■ EXERCISE
Whenever a line below holds the word "this", copy that line.

■ EXERCISE INPUTS
***

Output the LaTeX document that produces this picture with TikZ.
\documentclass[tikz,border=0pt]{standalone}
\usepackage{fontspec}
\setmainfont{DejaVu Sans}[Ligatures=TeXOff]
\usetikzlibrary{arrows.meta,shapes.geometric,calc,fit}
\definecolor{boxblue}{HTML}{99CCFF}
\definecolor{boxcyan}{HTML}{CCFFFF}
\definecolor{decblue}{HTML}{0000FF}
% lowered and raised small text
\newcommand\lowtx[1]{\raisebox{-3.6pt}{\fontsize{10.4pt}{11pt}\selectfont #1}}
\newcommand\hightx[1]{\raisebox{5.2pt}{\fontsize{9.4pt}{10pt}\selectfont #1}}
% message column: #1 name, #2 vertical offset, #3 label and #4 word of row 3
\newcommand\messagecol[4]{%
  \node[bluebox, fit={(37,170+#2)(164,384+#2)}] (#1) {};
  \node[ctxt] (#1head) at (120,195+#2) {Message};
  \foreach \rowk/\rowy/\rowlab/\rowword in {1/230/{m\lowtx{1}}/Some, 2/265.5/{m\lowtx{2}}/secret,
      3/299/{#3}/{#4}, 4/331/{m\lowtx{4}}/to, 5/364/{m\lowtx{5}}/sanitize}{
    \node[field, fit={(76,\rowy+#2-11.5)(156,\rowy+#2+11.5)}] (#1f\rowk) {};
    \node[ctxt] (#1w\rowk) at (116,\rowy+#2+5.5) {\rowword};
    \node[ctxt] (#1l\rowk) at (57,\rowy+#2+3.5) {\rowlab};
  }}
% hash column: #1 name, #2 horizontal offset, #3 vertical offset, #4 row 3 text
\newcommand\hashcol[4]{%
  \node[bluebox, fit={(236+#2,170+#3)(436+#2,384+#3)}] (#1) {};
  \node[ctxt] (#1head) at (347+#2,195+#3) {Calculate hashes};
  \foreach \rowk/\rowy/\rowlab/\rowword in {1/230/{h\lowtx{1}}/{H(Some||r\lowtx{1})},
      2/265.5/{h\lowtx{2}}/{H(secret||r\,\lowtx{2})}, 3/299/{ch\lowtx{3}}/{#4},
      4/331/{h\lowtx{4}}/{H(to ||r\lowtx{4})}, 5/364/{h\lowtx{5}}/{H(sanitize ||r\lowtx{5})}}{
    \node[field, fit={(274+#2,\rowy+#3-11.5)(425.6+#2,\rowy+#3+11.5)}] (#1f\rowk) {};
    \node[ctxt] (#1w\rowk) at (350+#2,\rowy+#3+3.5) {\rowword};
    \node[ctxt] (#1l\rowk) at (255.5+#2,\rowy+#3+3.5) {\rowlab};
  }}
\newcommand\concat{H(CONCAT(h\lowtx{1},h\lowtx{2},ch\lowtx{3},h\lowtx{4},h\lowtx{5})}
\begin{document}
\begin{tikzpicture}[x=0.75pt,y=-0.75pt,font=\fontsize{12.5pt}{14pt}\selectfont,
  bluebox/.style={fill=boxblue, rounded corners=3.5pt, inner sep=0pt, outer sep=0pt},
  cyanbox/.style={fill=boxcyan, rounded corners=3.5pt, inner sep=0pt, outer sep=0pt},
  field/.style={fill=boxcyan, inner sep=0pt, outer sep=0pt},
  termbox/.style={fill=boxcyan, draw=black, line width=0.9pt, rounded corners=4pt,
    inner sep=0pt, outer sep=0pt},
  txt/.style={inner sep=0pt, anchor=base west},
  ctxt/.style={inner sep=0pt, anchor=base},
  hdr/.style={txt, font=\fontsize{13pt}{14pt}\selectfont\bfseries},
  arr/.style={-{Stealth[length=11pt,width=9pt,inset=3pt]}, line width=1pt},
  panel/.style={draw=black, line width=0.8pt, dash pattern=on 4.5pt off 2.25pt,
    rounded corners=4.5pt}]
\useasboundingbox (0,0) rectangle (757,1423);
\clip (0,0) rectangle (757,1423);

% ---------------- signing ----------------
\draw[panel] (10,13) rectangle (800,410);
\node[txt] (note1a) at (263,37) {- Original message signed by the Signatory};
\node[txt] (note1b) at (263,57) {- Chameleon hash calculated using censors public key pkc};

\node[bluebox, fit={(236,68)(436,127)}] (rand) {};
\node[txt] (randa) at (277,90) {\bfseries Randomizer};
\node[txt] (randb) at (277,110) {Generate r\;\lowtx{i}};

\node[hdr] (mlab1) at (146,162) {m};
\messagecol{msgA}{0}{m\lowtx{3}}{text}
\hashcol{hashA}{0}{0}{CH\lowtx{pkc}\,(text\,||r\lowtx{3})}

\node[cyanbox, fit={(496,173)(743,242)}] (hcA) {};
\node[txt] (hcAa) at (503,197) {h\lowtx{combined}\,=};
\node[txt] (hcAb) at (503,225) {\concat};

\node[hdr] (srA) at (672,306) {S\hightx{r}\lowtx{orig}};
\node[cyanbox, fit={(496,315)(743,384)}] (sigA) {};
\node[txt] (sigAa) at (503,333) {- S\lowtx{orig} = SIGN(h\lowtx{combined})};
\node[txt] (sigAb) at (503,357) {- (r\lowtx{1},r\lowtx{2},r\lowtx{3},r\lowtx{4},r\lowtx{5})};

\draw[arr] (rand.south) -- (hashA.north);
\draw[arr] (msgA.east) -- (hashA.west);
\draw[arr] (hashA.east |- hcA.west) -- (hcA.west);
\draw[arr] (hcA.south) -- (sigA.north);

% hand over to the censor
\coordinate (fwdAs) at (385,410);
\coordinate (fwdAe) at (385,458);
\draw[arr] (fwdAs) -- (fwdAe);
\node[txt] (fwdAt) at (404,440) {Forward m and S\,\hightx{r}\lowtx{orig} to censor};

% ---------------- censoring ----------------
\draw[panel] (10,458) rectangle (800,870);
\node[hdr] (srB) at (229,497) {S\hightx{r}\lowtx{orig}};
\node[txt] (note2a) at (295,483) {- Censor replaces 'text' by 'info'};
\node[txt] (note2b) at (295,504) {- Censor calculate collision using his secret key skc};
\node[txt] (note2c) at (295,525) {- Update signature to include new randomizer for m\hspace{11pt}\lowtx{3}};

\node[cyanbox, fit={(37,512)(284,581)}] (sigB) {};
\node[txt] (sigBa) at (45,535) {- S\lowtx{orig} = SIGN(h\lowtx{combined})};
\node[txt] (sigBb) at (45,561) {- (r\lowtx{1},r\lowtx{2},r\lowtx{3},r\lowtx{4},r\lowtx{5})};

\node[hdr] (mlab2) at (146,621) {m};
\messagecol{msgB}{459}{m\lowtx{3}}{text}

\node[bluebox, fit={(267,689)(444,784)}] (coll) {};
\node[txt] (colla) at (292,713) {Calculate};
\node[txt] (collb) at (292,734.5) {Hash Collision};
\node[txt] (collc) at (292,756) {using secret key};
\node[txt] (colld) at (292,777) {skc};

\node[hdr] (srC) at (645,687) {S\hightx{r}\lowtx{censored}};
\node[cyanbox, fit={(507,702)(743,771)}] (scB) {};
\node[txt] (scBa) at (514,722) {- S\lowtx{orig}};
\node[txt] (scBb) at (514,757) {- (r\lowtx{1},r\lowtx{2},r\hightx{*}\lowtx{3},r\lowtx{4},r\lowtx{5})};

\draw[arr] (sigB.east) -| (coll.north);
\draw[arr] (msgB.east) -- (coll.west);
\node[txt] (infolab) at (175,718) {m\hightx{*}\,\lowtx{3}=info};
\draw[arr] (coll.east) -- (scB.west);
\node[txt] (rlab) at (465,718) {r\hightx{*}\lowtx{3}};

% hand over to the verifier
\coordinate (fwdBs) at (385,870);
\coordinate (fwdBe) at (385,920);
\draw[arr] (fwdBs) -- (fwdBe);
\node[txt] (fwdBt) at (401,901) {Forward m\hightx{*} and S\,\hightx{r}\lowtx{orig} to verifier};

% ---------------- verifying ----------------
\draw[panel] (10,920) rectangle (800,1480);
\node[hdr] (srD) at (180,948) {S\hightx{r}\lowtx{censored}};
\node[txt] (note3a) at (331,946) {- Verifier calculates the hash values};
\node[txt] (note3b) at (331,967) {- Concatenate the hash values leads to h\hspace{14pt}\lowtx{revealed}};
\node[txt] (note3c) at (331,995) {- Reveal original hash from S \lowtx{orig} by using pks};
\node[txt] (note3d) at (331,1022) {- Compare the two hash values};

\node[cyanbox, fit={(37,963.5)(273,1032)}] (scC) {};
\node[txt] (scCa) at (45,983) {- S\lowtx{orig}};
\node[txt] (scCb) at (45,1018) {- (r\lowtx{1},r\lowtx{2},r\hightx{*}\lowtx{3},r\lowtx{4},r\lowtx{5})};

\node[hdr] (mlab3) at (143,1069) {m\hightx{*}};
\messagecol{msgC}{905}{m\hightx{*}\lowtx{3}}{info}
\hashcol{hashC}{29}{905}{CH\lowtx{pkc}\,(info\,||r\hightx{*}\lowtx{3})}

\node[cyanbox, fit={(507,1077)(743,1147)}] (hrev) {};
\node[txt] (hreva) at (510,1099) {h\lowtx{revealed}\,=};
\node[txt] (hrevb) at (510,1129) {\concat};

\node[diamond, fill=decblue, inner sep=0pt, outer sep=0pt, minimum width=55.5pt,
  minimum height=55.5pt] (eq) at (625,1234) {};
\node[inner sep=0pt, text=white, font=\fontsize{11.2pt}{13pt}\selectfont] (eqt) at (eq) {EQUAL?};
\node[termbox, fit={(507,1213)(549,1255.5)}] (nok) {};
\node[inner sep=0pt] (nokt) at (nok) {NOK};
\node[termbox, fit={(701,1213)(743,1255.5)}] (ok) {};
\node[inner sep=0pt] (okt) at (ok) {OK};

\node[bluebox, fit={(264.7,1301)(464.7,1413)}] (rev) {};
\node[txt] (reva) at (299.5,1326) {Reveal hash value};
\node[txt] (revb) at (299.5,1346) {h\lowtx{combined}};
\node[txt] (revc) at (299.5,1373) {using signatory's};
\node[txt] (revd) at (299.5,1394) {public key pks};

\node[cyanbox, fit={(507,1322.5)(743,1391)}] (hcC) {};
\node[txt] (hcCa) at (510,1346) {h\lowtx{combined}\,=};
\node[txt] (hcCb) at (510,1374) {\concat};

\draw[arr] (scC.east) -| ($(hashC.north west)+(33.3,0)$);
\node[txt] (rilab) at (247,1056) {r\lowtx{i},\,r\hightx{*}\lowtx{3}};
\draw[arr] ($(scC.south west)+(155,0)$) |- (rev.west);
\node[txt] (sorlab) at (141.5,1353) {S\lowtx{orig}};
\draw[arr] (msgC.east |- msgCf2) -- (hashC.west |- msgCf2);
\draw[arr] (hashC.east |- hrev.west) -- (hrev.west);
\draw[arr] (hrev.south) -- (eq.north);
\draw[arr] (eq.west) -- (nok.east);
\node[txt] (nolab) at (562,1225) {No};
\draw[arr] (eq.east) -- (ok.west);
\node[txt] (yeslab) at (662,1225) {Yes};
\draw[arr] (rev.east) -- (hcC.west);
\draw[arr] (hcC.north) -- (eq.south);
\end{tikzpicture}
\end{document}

***

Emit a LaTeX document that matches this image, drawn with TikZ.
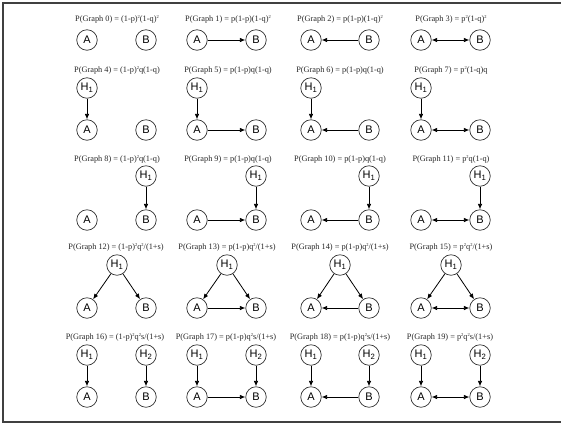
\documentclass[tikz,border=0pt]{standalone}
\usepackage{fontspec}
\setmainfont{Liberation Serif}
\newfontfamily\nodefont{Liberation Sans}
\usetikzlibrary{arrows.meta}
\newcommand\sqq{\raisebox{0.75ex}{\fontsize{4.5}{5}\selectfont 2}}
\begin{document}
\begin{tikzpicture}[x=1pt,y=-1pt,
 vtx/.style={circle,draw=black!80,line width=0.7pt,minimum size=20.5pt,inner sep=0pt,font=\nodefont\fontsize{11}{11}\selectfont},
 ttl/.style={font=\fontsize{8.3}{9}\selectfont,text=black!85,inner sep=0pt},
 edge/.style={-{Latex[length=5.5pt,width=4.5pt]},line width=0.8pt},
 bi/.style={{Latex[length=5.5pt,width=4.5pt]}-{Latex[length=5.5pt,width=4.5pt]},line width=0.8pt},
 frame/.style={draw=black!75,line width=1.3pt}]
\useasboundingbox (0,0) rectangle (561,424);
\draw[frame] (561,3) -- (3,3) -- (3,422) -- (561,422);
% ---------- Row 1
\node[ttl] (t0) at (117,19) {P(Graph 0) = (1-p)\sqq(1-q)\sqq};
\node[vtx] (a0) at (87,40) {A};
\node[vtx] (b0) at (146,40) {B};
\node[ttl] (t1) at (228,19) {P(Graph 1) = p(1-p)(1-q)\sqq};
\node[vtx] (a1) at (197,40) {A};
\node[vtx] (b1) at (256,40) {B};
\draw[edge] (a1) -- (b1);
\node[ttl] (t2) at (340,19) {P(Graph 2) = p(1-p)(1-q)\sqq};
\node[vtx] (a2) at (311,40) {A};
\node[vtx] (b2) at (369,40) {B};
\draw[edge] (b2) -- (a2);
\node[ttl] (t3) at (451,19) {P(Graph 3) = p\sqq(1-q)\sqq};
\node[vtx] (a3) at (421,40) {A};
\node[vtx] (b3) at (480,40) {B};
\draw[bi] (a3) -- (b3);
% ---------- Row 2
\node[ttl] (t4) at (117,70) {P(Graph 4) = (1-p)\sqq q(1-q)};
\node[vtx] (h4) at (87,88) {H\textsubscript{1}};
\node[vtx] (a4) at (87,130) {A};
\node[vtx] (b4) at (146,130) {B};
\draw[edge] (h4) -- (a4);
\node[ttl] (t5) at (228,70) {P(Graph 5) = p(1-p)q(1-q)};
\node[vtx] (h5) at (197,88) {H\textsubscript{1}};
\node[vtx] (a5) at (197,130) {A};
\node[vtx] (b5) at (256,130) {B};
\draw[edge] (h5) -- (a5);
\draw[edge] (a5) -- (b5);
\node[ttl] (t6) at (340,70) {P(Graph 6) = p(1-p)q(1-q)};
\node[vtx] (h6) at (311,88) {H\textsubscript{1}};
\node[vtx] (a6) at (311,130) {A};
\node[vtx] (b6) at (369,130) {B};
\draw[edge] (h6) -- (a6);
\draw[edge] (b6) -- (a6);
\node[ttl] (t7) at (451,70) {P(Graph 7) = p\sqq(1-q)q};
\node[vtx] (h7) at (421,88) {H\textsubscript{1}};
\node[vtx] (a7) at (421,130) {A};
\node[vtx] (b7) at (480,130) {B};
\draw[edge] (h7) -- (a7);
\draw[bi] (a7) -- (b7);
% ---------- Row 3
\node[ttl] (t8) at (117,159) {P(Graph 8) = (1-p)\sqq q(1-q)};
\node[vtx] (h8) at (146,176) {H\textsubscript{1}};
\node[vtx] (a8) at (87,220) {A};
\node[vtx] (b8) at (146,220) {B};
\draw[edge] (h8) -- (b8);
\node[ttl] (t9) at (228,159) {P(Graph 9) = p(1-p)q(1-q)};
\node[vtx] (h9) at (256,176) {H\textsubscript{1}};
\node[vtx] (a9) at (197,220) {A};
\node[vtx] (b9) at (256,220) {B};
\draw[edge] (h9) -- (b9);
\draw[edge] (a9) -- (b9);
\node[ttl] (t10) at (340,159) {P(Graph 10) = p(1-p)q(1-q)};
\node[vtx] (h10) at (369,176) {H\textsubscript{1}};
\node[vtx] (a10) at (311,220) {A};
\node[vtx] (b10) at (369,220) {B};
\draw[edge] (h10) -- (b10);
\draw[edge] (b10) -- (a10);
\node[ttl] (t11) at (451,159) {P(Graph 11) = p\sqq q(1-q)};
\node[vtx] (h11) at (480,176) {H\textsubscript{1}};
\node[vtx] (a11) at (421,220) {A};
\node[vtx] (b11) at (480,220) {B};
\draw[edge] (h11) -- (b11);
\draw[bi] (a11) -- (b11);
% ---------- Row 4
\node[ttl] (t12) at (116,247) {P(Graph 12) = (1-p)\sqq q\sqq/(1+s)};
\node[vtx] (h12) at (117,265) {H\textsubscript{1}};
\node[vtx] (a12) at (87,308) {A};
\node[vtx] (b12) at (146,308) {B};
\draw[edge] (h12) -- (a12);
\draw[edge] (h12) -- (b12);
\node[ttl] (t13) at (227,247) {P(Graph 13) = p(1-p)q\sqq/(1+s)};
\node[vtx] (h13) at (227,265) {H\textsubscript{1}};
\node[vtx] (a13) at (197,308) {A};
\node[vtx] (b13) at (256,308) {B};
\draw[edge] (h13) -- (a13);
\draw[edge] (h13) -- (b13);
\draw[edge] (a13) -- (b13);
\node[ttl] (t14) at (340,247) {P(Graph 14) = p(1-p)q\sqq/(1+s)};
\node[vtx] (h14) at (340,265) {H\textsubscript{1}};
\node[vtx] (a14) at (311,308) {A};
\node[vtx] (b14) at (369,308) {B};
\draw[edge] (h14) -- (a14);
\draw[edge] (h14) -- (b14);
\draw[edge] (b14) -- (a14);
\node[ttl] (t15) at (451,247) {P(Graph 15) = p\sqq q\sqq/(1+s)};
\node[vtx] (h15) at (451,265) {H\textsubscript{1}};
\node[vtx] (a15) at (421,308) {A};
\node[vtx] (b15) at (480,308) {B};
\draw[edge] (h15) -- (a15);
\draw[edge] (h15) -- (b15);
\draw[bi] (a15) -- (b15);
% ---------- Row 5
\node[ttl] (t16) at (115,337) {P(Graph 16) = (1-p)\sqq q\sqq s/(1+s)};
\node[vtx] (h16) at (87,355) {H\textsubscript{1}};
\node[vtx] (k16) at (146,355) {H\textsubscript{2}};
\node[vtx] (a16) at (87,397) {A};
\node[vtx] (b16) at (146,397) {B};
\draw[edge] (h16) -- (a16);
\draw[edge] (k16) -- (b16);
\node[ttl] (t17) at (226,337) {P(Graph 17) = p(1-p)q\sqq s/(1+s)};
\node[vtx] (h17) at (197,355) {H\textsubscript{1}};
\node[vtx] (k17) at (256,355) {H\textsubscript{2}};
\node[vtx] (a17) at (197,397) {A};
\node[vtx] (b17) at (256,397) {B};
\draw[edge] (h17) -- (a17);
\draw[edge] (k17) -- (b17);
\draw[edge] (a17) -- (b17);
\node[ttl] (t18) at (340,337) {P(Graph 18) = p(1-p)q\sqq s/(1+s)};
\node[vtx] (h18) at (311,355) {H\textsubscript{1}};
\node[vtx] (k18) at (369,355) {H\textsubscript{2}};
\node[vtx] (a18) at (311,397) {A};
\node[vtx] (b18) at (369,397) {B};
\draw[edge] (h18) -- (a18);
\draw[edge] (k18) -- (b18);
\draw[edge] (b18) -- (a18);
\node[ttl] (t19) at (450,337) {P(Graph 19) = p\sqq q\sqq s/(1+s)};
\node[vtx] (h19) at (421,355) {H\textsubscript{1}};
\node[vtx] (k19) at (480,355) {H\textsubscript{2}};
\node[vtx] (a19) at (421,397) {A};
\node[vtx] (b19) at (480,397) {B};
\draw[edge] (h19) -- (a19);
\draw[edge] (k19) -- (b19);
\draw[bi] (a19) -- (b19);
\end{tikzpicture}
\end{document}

***

■ CORRECT RESULT
Output the LaTeX document that produces this picture with TikZ.
Emit a LaTeX document that matches this image, drawn with TikZ.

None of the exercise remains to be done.